ENH: stopping rule for `dual_annealing` function

Is your feature request related to a problem? Please describe.

Hi!

I am trying to incorporate dual_annealing into my estimation routine. To learn how to use the function and what to expect of it, I tried to test it on a simple quadratic function.

from scipy.optimize import dual_annealing
import numpy as np

def func(x):
    out = x ** 2
    return out

lb = [-10]
ub = [10]

ret = dual_annealing(func, bounds = list(zip(lb, ub)), maxiter = 10000000)

Since it is a straightforward and simple function with unique minimum at x = 0, I was expecting the optimiser to be finished very quickly. Which it did at first (with default maxiter parameter), but it also returned a message ‘Maximum number of iterations reached’. Then, I increased the maxiter as shown above, curious when would it stop. But again, the optimiser ran close to 5,000,000 iterations before reaching the maximum function evaluation threshold.

So, currently, it seems the stopping rule of the optimiser does not depend on “goodness” of the solution, but on number of iterations.

Describe the solution you’d like.

I would have expected the code to stop once the solution got close enough to 0, within some tolerance level that a user can set when calling dual_annealing function. But I did not spot any such parameter in the manual and it doesn’t seem to be the behaviour of the optimiser from the above example.

I read the referenced paper, which seems to have been the basis for the dual_annealing function: Xiang Y, Gubian S, Suomela B, Hoeng J. Generalized Simulated Annealing for Efficient Global Optimization: the GenSA Package for R. In the R package they develop, there is a possibility to set tolerance level.

Or if not tolerance level, then some other kind of stopping rule that would also allow the optimiser to exit if it has good confidence about the solution.

Describe alternatives you’ve considered.

Well, apart from using a different optimiser, the only other alternative I see is to set lower number for maxiter and hope that it is enough to reach a solution. Or run it with different values of maxiter and examine how the solution and function values change between the runs.

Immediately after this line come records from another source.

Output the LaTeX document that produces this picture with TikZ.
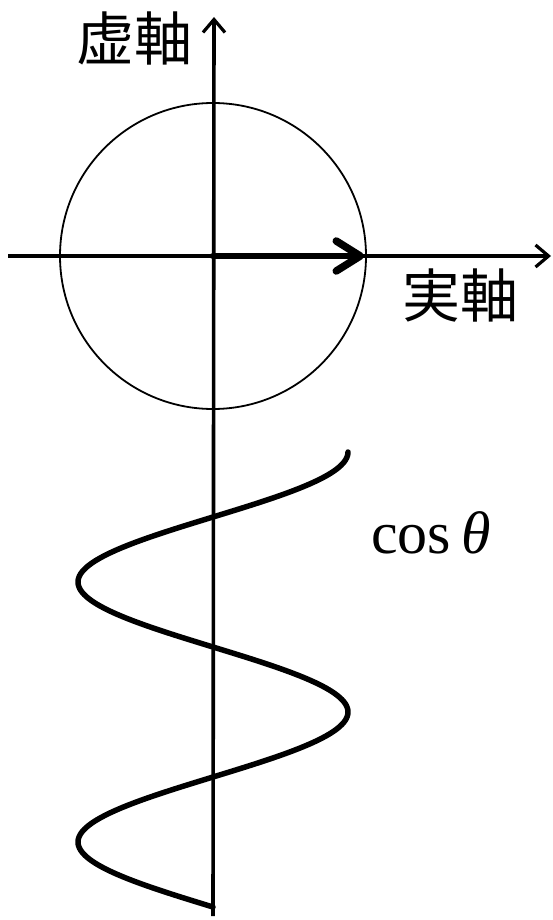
\documentclass[tikz,border=0pt]{standalone}
\usepackage{fontspec}
\setmainfont{Liberation Serif}
\newfontfamily\cjk{Noto Sans CJK JP}
\usetikzlibrary{arrows.meta}
\begin{document}
\begin{tikzpicture}[x=1pt,y=-1pt,
  axis/.style={line width=3.6pt,-{Straight Barb[length=13pt,width=22pt,line width=3.2pt]}},
  vec/.style={line width=6.5pt,line cap=round,-{Straight Barb[length=24pt,width=30pt,line width=7.5pt,round]}},
  lbl/.style={font=\cjk\fontsize{58}{62}\selectfont,inner sep=0pt},
  wave/.style={line width=5.5pt,line cap=round}]
\useasboundingbox (0,0) rectangle (552,920);
\coordinate (O) at (213,256);
\coordinate (ybot) at (213,916);
\coordinate (ytop) at (214,17);
\coordinate (xl) at (8,256);
\coordinate (xr) at (551,256);
\coordinate (vend) at (364,256);
\draw[line width=1.8pt] (O) circle[radius=153];
\draw[axis] (xl) -- (xr);
\draw[axis] (ybot) -- (ytop);
\draw[vec] (O) -- (vend);
\draw[wave] plot[domain=0:630,samples=240,smooth,variable=\t] ({213+135*cos(\t)},{452+\t/360*260});
\node[lbl] (im) at (134,38) {虚軸};
\node[lbl] (re) at (460,296) {実軸};
\node[font=\fontsize{60}{64}\selectfont,inner sep=0pt,anchor=base west] (cos) at (371,553) {cos\,\textit{θ}};
\end{tikzpicture}
\end{document}
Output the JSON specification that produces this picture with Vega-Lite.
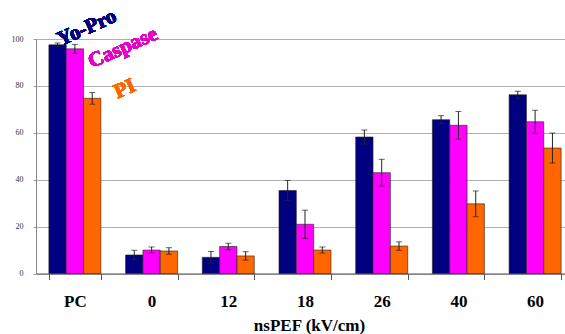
{
  "$schema": "https://vega.github.io/schema/vega-lite/v6.json",
  "width": 529,
  "height": 234.5,
  "autosize": {"type": "none"},
  "padding": {"left": 36, "top": 39, "right": 0, "bottom": 60.5},
  "background": "white",
  "config": {"view": {"stroke": null}, "font": "Liberation Serif, Times New Roman, serif"},
  "data": {"values": [
    {"cat": "PC", "series": "Yo-Pro", "value": 97.5, "err": 0.8},
    {"cat": "PC", "series": "Caspase", "value": 95.8, "err": 1.9},
    {"cat": "PC", "series": "PI", "value": 74.7, "err": 2.5},
    {"cat": "0", "series": "Yo-Pro", "value": 7.9, "err": 2.0},
    {"cat": "0", "series": "Caspase", "value": 10.0, "err": 1.3},
    {"cat": "0", "series": "PI", "value": 9.6, "err": 1.4},
    {"cat": "12", "series": "Yo-Pro", "value": 6.9, "err": 2.5},
    {"cat": "12", "series": "Caspase", "value": 11.5, "err": 1.4},
    {"cat": "12", "series": "PI", "value": 7.5, "err": 1.8},
    {"cat": "18", "series": "Yo-Pro", "value": 35.4, "err": 4.3},
    {"cat": "18", "series": "Caspase", "value": 21.0, "err": 6.0},
    {"cat": "18", "series": "PI", "value": 10.0, "err": 1.3},
    {"cat": "26", "series": "Yo-Pro", "value": 58.2, "err": 3.0},
    {"cat": "26", "series": "Caspase", "value": 43.0, "err": 5.7},
    {"cat": "26", "series": "PI", "value": 11.7, "err": 1.8},
    {"cat": "40", "series": "Yo-Pro", "value": 65.6, "err": 1.7},
    {"cat": "40", "series": "Caspase", "value": 63.2, "err": 5.9},
    {"cat": "40", "series": "PI", "value": 29.7, "err": 5.5},
    {"cat": "60", "series": "Yo-Pro", "value": 76.2, "err": 1.5},
    {"cat": "60", "series": "Caspase", "value": 64.7, "err": 4.9},
    {"cat": "60", "series": "PI", "value": 53.5, "err": 6.4}
  ]},
  "encoding": {
    "x": {
      "field": "cat", "type": "nominal",
      "sort": ["PC", "0", "12", "18", "26", "40", "60"],
      "scale": {"range": [0, 538], "paddingInner": 0.322, "paddingOuter": 0.168},
      "axis": {
        "title": "nsPEF  (kV/cm)",
        "titleFont": "Liberation Serif", "titleFontSize": 17, "titleFontWeight": "bold", "titleColor": "black",
        "titlePadding": 8, "titleX": 273,
        "labelFont": "Liberation Serif", "labelFontSize": 17, "labelFontWeight": "bold", "labelColor": "black",
        "labelAngle": 0, "labelPadding": 14,
        "tickBand": "extent", "tickSize": 6, "tickColor": "#555", "domainColor": "#555",
        "grid": false
      }
    },
    "y": {
      "field": "value", "type": "quantitative",
      "scale": {"domain": [0, 100], "nice": false},
      "axis": {
        "title": null, "values": [0, 20, 40, 60, 80, 100],
        "labelFont": "Liberation Serif", "labelFontSize": 8, "labelColor": "#333",
        "labelPadding": 10, "tickSize": 3, "tickColor": "#999", "domainColor": "#888",
        "grid": true, "gridColor": "#b0b0b0", "gridWidth": 1
      }
    },
    "xOffset": {"field": "series", "type": "nominal", "sort": ["Yo-Pro", "Caspase", "PI"], "scale": {"paddingInner": 0, "paddingOuter": 0}}
  },
  "layer": [
    {
      "mark": {"type": "bar", "stroke": "#222", "strokeWidth": 0.6},
      "encoding": {
        "color": {"field": "series", "type": "nominal", "legend": null,
          "scale": {"domain": ["Yo-Pro", "Caspase", "PI"], "range": ["#000080", "#ff00ff", "#ff6600"]}}
      }
    },
    {
      "mark": {"type": "errorbar", "ticks": {"size": 6, "color": "#222"}, "rule": {"color": "#222"}, "color": "#222"},
      "encoding": {"yError": {"field": "err"}}
    },
    {
      "mark": {"type": "text", "text": "Yo-Pro", "font": "Liberation Serif", "fontWeight": "bold", "fontSize": 21, "color": "#000080", "angle": -24, "align": "center", "baseline": "middle", "dx": 34.7, "dy": 15.5},
      "encoding": {"x": {"datum": "PC"}, "y": {"datum": 104.7}, "xOffset": {"value": 0}}
    },
    {
      "mark": {"type": "text", "text": "Caspase", "font": "Liberation Serif", "fontWeight": "bold", "fontSize": 21, "color": "#e600c8", "angle": -24, "align": "center", "baseline": "middle", "dx": 67.6, "dy": 30.1},
      "encoding": {"x": {"datum": "PC"}, "y": {"datum": 96.2}, "xOffset": {"value": 0}}
    },
    {
      "mark": {"type": "text", "text": "PI", "font": "Liberation Serif", "fontWeight": "bold", "fontSize": 21, "color": "#ff6600", "angle": -24, "align": "center", "baseline": "middle", "dx": 69.4, "dy": 30.9},
      "encoding": {"x": {"datum": "PC"}, "y": {"datum": 78.7}, "xOffset": {"value": 0}}
    }
  ]
}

But I am not convinced these are good alternatives. It’s easy to do with the function in the example. My actual function takes about 30 seconds to run. Doing it 10,000 times already amounts to 83 hours. I don’t want to impose an assumption that 10,000 times is enough to reach the true solution. But I also don’t want to wait for the solution longer than is necessary.

Additional context (e.g. screenshots, GIFs)